Due sono le domande riguardo al denaro: cosa può comprare? E come è distribuito? Bisogna considerarle in questo ordine, perché solo dopo aver descritto la sfera in cui opera il denaro e la portata delle sue operazioni, avrà senso occuparci della sua distribuzione. Dobbiamo capire quale sia l’effettiva importanza del denaro. Il miglior punto di partenza è l’idea ingenua, che è anche la più diffusa, che il denaro ha un’importanza illimitata, è la radice di ogni male e la fonte di ogni bene. “Il denaro risponde a tutte le cose” dice l’Ecclesiaste; secondo Marx è il ruffiano universale che combina accoppiamenti scandalosi fra uomini e beni ed infrange ogni barriera naturale e morale. Marx avrebbe potuto scoprirlo nell’Europa dell’Ottocento, ma in realtà la trovò in un libro, nel Timone di Atene di Shakespeare, là dove Timone, scavando alla ricerca di un tesoro sepolto, interroga l’oggetto delle sue fatiche:



Oro? Oro giallo, fiammeggiante, prezioso? No, o dèi,
non sono un vostro vano adoratore. Radici, chiedo ai limpidi cieli.
C’è n’è abbastanza per fare nero il bianco, brutto il bello,
ingiusto il giusto, volgare il nobile, vecchio il giovane, codardo
il coraggioso…Esso
allontana…i sacerdoti dagli altari;
strappa di sotto al capo del forte il guanciale.
Questo giallo schiavo
unisce e infrange le fedi; benedice i maledetti;
rende gradita l’orrida lebbra, onora i ladri
e dà loro titoli, riverenze, lode
nel consesso dei senatori. E’ desso che fa riposare la vedova afflitta;
colei che l”ospedale e le piaghe ulcerose
fanno apparire disgustosa, esso profuma e prepara
di nuovo giovane per il giorno d’aprile. Avanti, o dannato metallo,
tu prostituta comune dell’umanità, che rechi la discordia
tra i popoli…



Timone si trova in uno stato di disperazione nichilistica, ma il suo è il linguaggio consueto della critica morale. Non ci piace vedere sacerdoti che si allontanano dagli altari, uomini forti privati di ogni comodità, fedi infrante o ladri cui sono conferiti una posizione e un titolo. “Ciò che ch’io sono e posso”, scrive Marx, “non è affatto determinato dalla mia individualità. Io sono brutto, ma posso comprarmi le più belle donne. Dunque non sono brutto…Io sono senza spirito, ma il denaro è lo spirito reale di ogni cosa: come dovrebbe essere senza spirito il suo possessore?” Questa è la “vera natura” del denaro forse in modo particolare in una società capitalistica, ma credo anche più in generale. Il denaro, dovunque venga usato, accoppia cose incompatibili, irrompe nelle “entità autosufficienti” della vita sociale, stravolge l’individualità, “costringe i contrari ad abbracciarsi”. Ma, ovviamente è proprio a questo che serve, ed è per questo che lo usiamo. In termini più neutrali il denaro è il mezzo di scambio universale; ed è una gran comodità, perché lo scambio è al centro della vita che condividiamo con altri uomini e donne.

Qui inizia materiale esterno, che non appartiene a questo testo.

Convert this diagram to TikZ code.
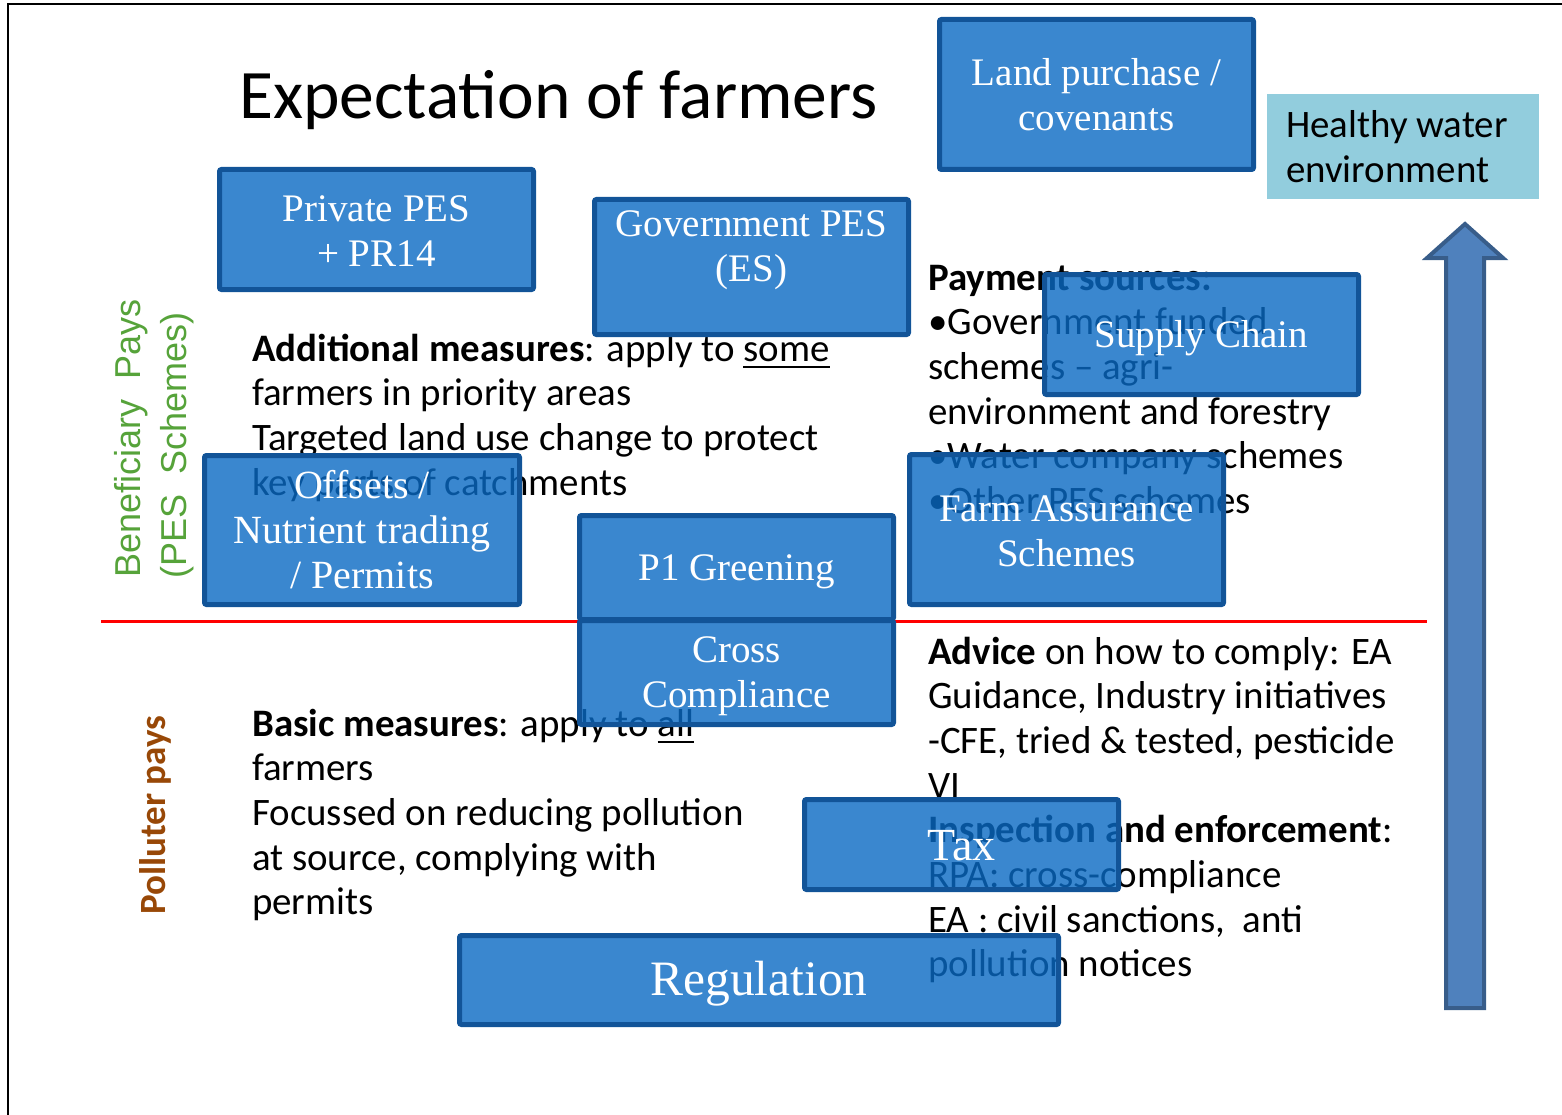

Se lo intendiamo astrattamente, il denaro non è che una rappresentazione del valore e perciò non è implausibile sostenere che ogni cosa dotata di valore, ogni bene sociale, può essere rappresentata in termini monetari. Consideriamo la definizione del cinico attribuita a Oscar Wilde: “Un uomo che conosce il prezzo di tutto e il valore di niente”, è una definizione troppo assoluta: non è da cinici pensare che qualche volta il prezzo e il valore coincidano. Ma abbastanza spesso il denaro non rappresenta il valore: con la traduzione qualcosa, come succede con la buona poesia, va perduto”. Nei giorni in cui uscivano le ennesime stime dell’Unione Europea sul nostro Paese e che un giovane governo si accingeva a proporre un drastico cambiamento e ad affrontare sfide importanti, mi trovavo a riflettere sul peso del denaro nella nostra vita e sul suo valore. Credo che la lunga citazione di un brano di “Sfere di giustizia” di Michael Walzer sia un opportuno stimolo per ragionare su che società vogliamo per i nostri figli, cosa pensiamo si possa comprare e dove vogliamo andare. “Shakespeare e Marx – sintetizza Walzer – erano contrari all’universalità del mezzo, non al mezzo in sé”. E noi?